OBJECTIVE:
Quote word for word the lines below, beginning with the first and ending with the one that has "0.0, 0.0, -0.005, 0.0, -0.005];". Drop the pictures.

RECORDED DATA:
------------------------------------------------------------

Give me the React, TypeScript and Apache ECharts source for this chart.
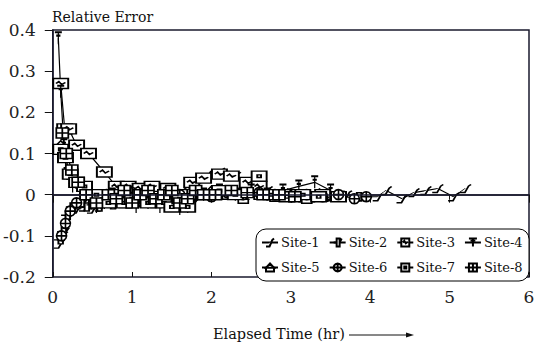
import React, { useEffect, useRef } from "react";
import * as echarts from "echarts";

const siteNames = ["Site-1", "Site-2", "Site-3", "Site-4", "Site-5", "Site-6", "Site-7", "Site-8"];
const legendRow1 = ["Site-1", "Site-2", "Site-3", "Site-4"];
const legendRow2 = ["Site-5", "Site-6", "Site-7", "Site-8"];

const site1X = [0.08, 0.12, 0.17, 0.22, 0.3, 0.4, 0.5, 0.6, 0.75, 0.9, 1.05, 1.2, 1.4, 1.6, 1.8, 1.95, 2.1, 2.3, 2.5, 2.7, 2.9, 3.1, 3.3, 3.5, 3.7, 3.9, 4.1, 4.2, 4.4, 4.55, 4.7, 4.85, 5.05, 5.2];
const site1Y = [-0.12, -0.1, -0.06, -0.045, -0.035, -0.03, -0.035, -0.03, -0.02, -0.01, -0.015, 0.0, -0.01, 0.005, 0.02, 0.05, 0.055, 0.045, 0.02, 0.01, 0.005, 0.0, 0.005, -0.005, 0.0, -0.005, -0.005, 0.01, -0.01, 0.005, 0.01, 0.015, -0.005, 0.015];

const site2X = [0.09, 0.13, 0.18, 0.24, 0.3, 0.36, 0.42, 0.5, 0.58, 0.66, 0.75, 0.85, 0.95, 1.05, 1.15, 1.25, 1.35, 1.45, 1.55, 1.65, 1.75, 1.9, 2.1, 2.35, 2.6, 2.85, 3.1, 3.35, 3.6, 3.85];
const site2Y = [-0.11, -0.09, -0.05, -0.03, -0.025, -0.02, -0.03, -0.025, -0.03, -0.02, -0.025, -0.02, -0.015, -0.02, -0.01, -0.02, -0.015, -0.005, -0.02, -0.01, -0.02, 0.0, 0.01, 0.005, 0.0, -0.005, 0.0, -0.005, 0.0, -0.005];

const site3X = [0.1, 0.15, 0.2, 0.3, 0.45, 0.65, 0.8, 0.95, 1.1, 1.25, 1.45, 1.6, 1.75, 1.9, 2.1, 2.25, 2.45, 2.6, 2.8, 3.0, 3.2, 3.4, 3.6];
const site3Y = [0.27, 0.16, 0.16, 0.12, 0.1, 0.055, 0.02, 0.02, 0.015, 0.02, 0.015, 0.0, 0.03, 0.04, 0.05, 0.045, 0.03, 0.02, 0.0, 0.0, -0.005, 0.0, -0.005];

const site4X = [0.07, 0.1, 0.14, 0.18, 0.25, 0.35, 0.45, 0.55, 0.65, 0.75, 0.9, 1.05, 1.2, 1.35, 1.5, 1.6, 1.7, 1.9, 2.1, 2.3, 2.5, 2.7, 2.9, 3.1, 3.3, 3.5];
const site4Y = [0.38, 0.25, 0.12, 0.05, 0.02, 0.01, -0.01, -0.03, -0.02, 0.0, -0.01, -0.03, -0.02, -0.03, -0.02, -0.035, -0.03, 0.0, 0.01, 0.0, 0.01, 0.0, 0.01, 0.02, 0.03, 0.01];

const site5X = [0.1, 0.14, 0.2, 0.28, 0.38, 0.5, 0.6, 0.7, 0.8, 0.9, 1.0, 1.1, 1.2, 1.3, 1.4, 1.5, 1.6, 1.7, 1.85, 2.0, 2.2, 2.4, 2.6, 2.8, 3.0, 3.2, 3.4];
const site5Y = [0.12, 0.09, 0.05, 0.03, 0.02, 0.0, -0.015, -0.01, -0.005, -0.02, -0.01, -0.015, 0.0, -0.02, -0.01, -0.025, -0.01, -0.02, 0.0, 0.01, 0.0, -0.01, 0.0, -0.005, 0.0, -0.01, -0.005];

const site6X = [0.11, 0.16, 0.22, 0.3, 0.4, 0.52, 0.68, 0.85, 1.0, 1.2, 1.4, 1.6, 1.8, 2.0, 2.2, 2.4, 2.6, 2.8, 3.0, 3.2, 3.4, 3.6, 3.8, 3.95];
const site6Y = [-0.1, -0.07, -0.04, -0.02, 0.0, -0.01, 0.0, -0.01, 0.005, 0.0, -0.005, 0.0, 0.0, -0.005, 0.005, 0.0, 0.005, 0.0, -0.005, 0.0, -0.005, 0.0, -0.01, -0.005];

const site7X = [0.1, 0.16, 0.22, 0.3, 0.4, 0.55, 0.7, 0.8, 0.9, 1.0, 1.1, 1.2, 1.3, 1.4, 1.5, 1.6, 1.7, 1.9, 2.1, 2.3, 2.6, 2.75, 2.95, 3.15, 3.35];
const site7Y = [0.11, 0.09, 0.05, 0.03, 0.02, 0.0, -0.02, 0.0, -0.02, -0.01, 0.0, -0.02, -0.01, -0.02, -0.03, -0.01, -0.03, 0.0, 0.01, 0.0, 0.045, 0.0, -0.005, 0.0, -0.005];

const site8X = [0.12, 0.17, 0.24, 0.32, 0.42, 0.55, 0.7, 0.8, 0.9, 1.0, 1.1, 1.2, 1.3, 1.4, 1.5, 1.6, 1.7, 1.8, 1.9, 2.05, 2.25, 2.45, 2.65, 2.85, 3.05];
const site8Y = [0.15, 0.1, 0.06, 0.03, 0.0, -0.02, 0.0, -0.01, 0.01, -0.02, 0.0, 0.01, -0.01, 0.0, 0.01, -0.02, -0.01, 0.01, 0.0, 0.0, 0.01, 0.005, 0.0, 0.0, -0.005];

const xs = [site1X, site2X, site3X, site4X, site5X, site6X, site7X, site8X];
const ys = [site1Y, site2Y, site3Y, site4Y, site5Y, site6Y, site7Y, site8Y];

const symbols: any[] = [
  { symbol: "path://M0,10 L8,10 L14,2 L18,0", size: [11, 8] },
  { symbol: "path://M0,5 L6,5 M6,1 L12,1 L12,9 L6,9 Z M12,5 L16,1", size: [12, 8] },
  { symbol: "path://M0,0 L16,0 L16,10 L0,10 Z M3,5 L6,3 L9,6 L13,4", size: [15, 10] },
  { symbol: "path://M0,0 L10,0 M5,0 L5,14 M2,4 L8,4", size: [7, 12] },
  { symbol: "path://M6,0 L12,6 L0,6 Z M0,6 L12,6 L12,11 L0,11 Z", size: [10, 9] },
  { symbol: "path://M6,0 A6,6 0 1 1 5.99,0 Z M6,0 L6,12 M0,6 L12,6", size: [10, 10] },
  { symbol: "path://M0,0 L16,0 L16,11 L0,11 Z M6,4 L10,4 L10,7 L6,7 Z", size: [15, 10] },
  { symbol: "path://M0,0 L14,0 L14,12 L0,12 Z M7,0 L7,12 M0,6 L14,6", size: [12, 10] },
];

const FONT = "DejaVu Serif";

export default function App() {
  const ref = useRef<HTMLDivElement>(null);
  useEffect(() => {
    if (!ref.current) return;
    const chart = echarts.init(ref.current, undefined, { renderer: "svg" });
    const series: any[] = siteNames.map((name, i) => ({
      name,
      type: "line",
      data: xs[i].map((x, j) => [x, ys[i][j]]),
      symbol: symbols[i].symbol,
      symbolSize: symbols[i].size,
      showAllSymbol: true,
      lineStyle: { color: "#000", width: 1.2 },
      itemStyle: { color: "#fff", borderColor: "#000", borderWidth: 1.6 },
      emphasis: { disabled: true },
      z: 3,
    }));
    series.push({
      type: "line",
      data: [],
      markLine: {
        silent: true,
        symbol: "none",
        label: { show: false },
        lineStyle: { color: "#1a1a2e", width: 1.5, type: "solid" },
        data: [{ yAxis: 0 }],
      },
    });
    const legendCommon = {
      orient: "horizontal",
      itemWidth: 16,
      itemHeight: 10,
      itemGap: 9,
      padding: 0,
      z: 20,
      textStyle: { fontFamily: FONT, fontSize: 13, color: "#111", padding: [0, 0, 0, -2] },
    };
    chart.setOption({
      animation: false,
      backgroundColor: "#fff",
      title: {
        text: "Relative Error",
        left: 47,
        top: 5,
        textStyle: { fontFamily: FONT, fontSize: 14, fontWeight: "normal", color: "#111" },
      },
      grid: { left: 52, right: 19, top: 30, bottom: 70, show: true, borderColor: "#1a1a2e", borderWidth: 1.5 },
      legend: [
        { ...legendCommon, data: legendRow1, left: 261, top: 236 },
        { ...legendCommon, data: legendRow2, left: 261, top: 261 },
      ],
      xAxis: [
        {
          type: "value",
          min: 0,
          max: 6,
          interval: 1,
          axisLine: { lineStyle: { color: "#1a1a2e", width: 1.5 } },
          axisTick: { show: true, length: 8, lineStyle: { color: "#111" } },
          axisLabel: { fontFamily: FONT, fontSize: 17, color: "#222", margin: 11 },
          splitLine: { show: false },
        },
        {
          type: "value",
          position: "bottom",
          min: 0,
          max: 6,
          interval: 1,
          axisLine: { show: false },
          axisTick: { show: true, inside: true, length: 5, lineStyle: { color: "#111" } },
          axisLabel: { show: false },
          splitLine: { show: false },
        },
      ],
      yAxis: {
        type: "value",
        min: -0.2,
        max: 0.4,
        interval: 0.1,
        axisLine: { show: true, lineStyle: { color: "#1a1a2e", width: 1.5 } },
        axisTick: { show: true, length: 8, lineStyle: { color: "#111" } },
        axisLabel: { fontFamily: FONT, fontSize: 17, color: "#222", margin: 17 },
        splitLine: { show: false },
      },
      graphic: [
        {
          type: "rect",
          shape: { x: 256, y: 229, width: 273, height: 52, r: 10 },
          style: { fill: "#fff", stroke: "#000", lineWidth: 1 },
          z: 10,
        },
        {
          type: "text",
          left: 213,
          top: 326,
          style: { text: "Elapsed Time (hr)", fontFamily: FONT, fontSize: 14.5, fill: "#111" },
        },
        {
          type: "line",
          shape: { x1: 349, y1: 335, x2: 410, y2: 335 },
          style: { stroke: "#111", lineWidth: 1 },
        },
        {
          type: "polygon",
          shape: { points: [[414, 335], [406, 332.5], [406, 337.5]] },
          style: { fill: "#111" },
        },
      ],
      series,
    });
    return () => chart.dispose();
  }, []);
  return <div ref={ref} style={{ width: 548, height: 347, position: "absolute", left: 0, top: 0 }} />;
}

------------------------------------------------------------

CORRECT ANSWER:
Give me the React, TypeScript and Apache ECharts source for this chart.
import React, { useEffect, useRef } from "react";
import * as echarts from "echarts";

const siteNames = ["Site-1", "Site-2", "Site-3", "Site-4", "Site-5", "Site-6", "Site-7", "Site-8"];
const legendRow1 = ["Site-1", "Site-2", "Site-3", "Site-4"];
const legendRow2 = ["Site-5", "Site-6", "Site-7", "Site-8"];

const site1X = [0.08, 0.12, 0.17, 0.22, 0.3, 0.4, 0.5, 0.6, 0.75, 0.9, 1.05, 1.2, 1.4, 1.6, 1.8, 1.95, 2.1, 2.3, 2.5, 2.7, 2.9, 3.1, 3.3, 3.5, 3.7, 3.9, 4.1, 4.2, 4.4, 4.55, 4.7, 4.85, 5.05, 5.2];
const site1Y = [-0.12, -0.1, -0.06, -0.045, -0.035, -0.03, -0.035, -0.03, -0.02, -0.01, -0.015, 0.0, -0.01, 0.005, 0.02, 0.05, 0.055, 0.045, 0.02, 0.01, 0.005, 0.0, 0.005, -0.005, 0.0, -0.005, -0.005, 0.01, -0.01, 0.005, 0.01, 0.015, -0.005, 0.015];

const site2X = [0.09, 0.13, 0.18, 0.24, 0.3, 0.36, 0.42, 0.5, 0.58, 0.66, 0.75, 0.85, 0.95, 1.05, 1.15, 1.25, 1.35, 1.45, 1.55, 1.65, 1.75, 1.9, 2.1, 2.35, 2.6, 2.85, 3.1, 3.35, 3.6, 3.85];
const site2Y = [-0.11, -0.09, -0.05, -0.03, -0.025, -0.02, -0.03, -0.025, -0.03, -0.02, -0.025, -0.02, -0.015, -0.02, -0.01, -0.02, -0.015, -0.005, -0.02, -0.01, -0.02, 0.0, 0.01, 0.005, 0.0, -0.005, 0.0, -0.005, 0.0, -0.005];

const site3X = [0.1, 0.15, 0.2, 0.3, 0.45, 0.65, 0.8, 0.95, 1.1, 1.25, 1.45, 1.6, 1.75, 1.9, 2.1, 2.25, 2.45, 2.6, 2.8, 3.0, 3.2, 3.4, 3.6];
const site3Y = [0.27, 0.16, 0.16, 0.12, 0.1, 0.055, 0.02, 0.02, 0.015, 0.02, 0.015, 0.0, 0.03, 0.04, 0.05, 0.045, 0.03, 0.02, 0.0, 0.0, -0.005, 0.0, -0.005];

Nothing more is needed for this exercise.